Three Republican primaries so far, and three different winners. Newt Gingrich stormed to a commanding victory on Saturday evening, taking 40% of the vote compared to Mitt Romney’s 28%. While Gingrich was always expected to do well here, and Romney was always expected to struggle, the margin of Gingrich’s victory suggests a real fight is developing for the nomination.
Gingrich wasn’t looking too good this time last week, and a TV interview with his ex-wife was expected to sink his campaign. But that interview didn’t really do any damage and Gingrich now has momentum. He still faces an uphill battle to overtake Romney, but the key thing from the point of view of the Gingrich camp will be that the South Carolina victory will revive fears about Romney’s candidacy.
The blunt truth for Romney is that despite all the money, all the campaigning and all the prominent support, he has barely clung to the lead. He should be miles ahead. He secured a statistical dead-heat with Rick Santorum in Iowa, a result that has been interpreted by most as a Santorum win, and then went on to win New Hampshire, his traditional support base. He needed to show he could take South Carolina, and he failed.
Rick Santorum was third, thanks to the support of religious leaders, while Ron Paul trailed in with what for his supporters must be seen as a disappointing fourth-placed finish. But in this topsy turvy race, neither man can be counted out just yet. Logic suggests Romney should have this in the bag by now, but time and again he has failed to put in a convincing performance.
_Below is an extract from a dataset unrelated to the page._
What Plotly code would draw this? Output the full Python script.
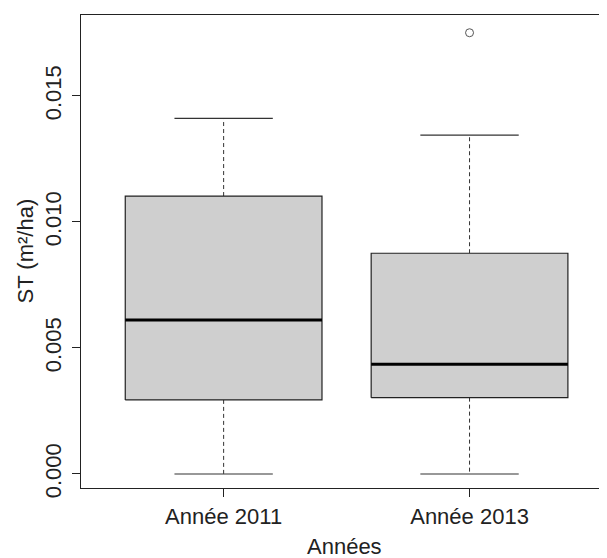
import plotly.graph_objects as go

categories = ["Année 2011", "Année 2013"]
positions = [1, 2]
lower_whisker = [0.0, 0.0]
q1 = [0.00294, 0.00303]
median = [0.00611, 0.00435]
q3 = [0.01103, 0.00876]
upper_whisker = [0.01411, 0.01345]
outlier_pos = [2]
outlier_val = [0.01751]

BOXW = 0.8
CAPW = 0.4
FONT = "Liberation Sans, Arial, sans-serif"

fig = go.Figure()

for p, lw, a, m, b, uw in zip(positions, lower_whisker, q1, median, q3, upper_whisker):
    # whiskers (dashed)
    fig.add_trace(go.Scatter(x=[p, p, None, p, p], y=[a, lw, None, b, uw], mode="lines",
                             line=dict(color="#333", width=1, dash="4px,3px"),
                             showlegend=False, hoverinfo="skip"))
    # caps
    fig.add_trace(go.Scatter(x=[p - CAPW / 2, p + CAPW / 2, None, p - CAPW / 2, p + CAPW / 2],
                             y=[lw, lw, None, uw, uw], mode="lines",
                             line=dict(color="#333", width=1.2),
                             showlegend=False, hoverinfo="skip"))
    # box
    fig.add_trace(go.Scatter(x=[p - BOXW / 2, p + BOXW / 2, p + BOXW / 2, p - BOXW / 2, p - BOXW / 2],
                             y=[a, a, b, b, a], mode="lines", fill="toself",
                             fillcolor="#cfcfcf", line=dict(color="#222", width=1.2),
                             showlegend=False, hoverinfo="skip"))
    # median
    fig.add_trace(go.Scatter(x=[p - BOXW / 2, p + BOXW / 2], y=[m, m], mode="lines",
                             line=dict(color="#000", width=3),
                             showlegend=False, hoverinfo="skip"))

fig.add_trace(go.Scatter(x=outlier_pos, y=outlier_val, mode="markers",
                         marker=dict(symbol="circle-open", size=8, color="#555", line=dict(width=1)),
                         showlegend=False))

# the page body adds an 8px offset; the figure is sized to fill the rest of the window
fig.update_layout(
    width=599, height=550,
    margin=dict(l=73, r=0, t=7, b=70),
    plot_bgcolor="white", paper_bgcolor="white",
    font=dict(family=FONT, size=22, color="#222"),
    xaxis=dict(range=[0.42, 2.559], tickmode="array", tickvals=positions, ticktext=categories,
               showline=True, mirror=True, linecolor="#222", linewidth=1.2,
               ticks="outside", ticklen=8, tickcolor="#222", showgrid=False, zeroline=False,
               automargin=False),
    yaxis=dict(range=[-0.000556, 0.018214], tickvals=[0, 0.005, 0.01, 0.015],
               ticktext=["0.000", "0.005", "0.010", "0.015"], tickangle=-90,
               showline=True, linecolor="#222", linewidth=1.2, ticklabelstandoff=2,
               ticks="outside", ticklen=8, tickcolor="#222", showgrid=False, zeroline=False,
               automargin=False),
    annotations=[
        dict(text="Années", xref="paper", yref="paper", x=0.5, y=0, yshift=-58,
             xanchor="center", yanchor="middle", showarrow=False, font=dict(size=22)),
        dict(text="ST (m²/ha)", xref="paper", yref="paper", x=0, y=0.5, xshift=-56,
             xanchor="center", yanchor="middle", textangle=-90, showarrow=False, font=dict(size=22)),
    ],
)

fig.write_html("out.html")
The next primary is on January 31st in Florida. Romney is expected to do well, and victory there would put him back on solid ground. He has a run of favourable states coming up and could regain momentum. But the danger is that if Gingrich, Paul or Santorum expose any more cracks in his support, the Romney facade will start to crumble, people will start to doubt him and will jump ship, and his candidacy could yet fall apart just as it did in 2008. He has the money, the power and the name recognition, but Republican voters still don’t seem to like Mitt Romney very much.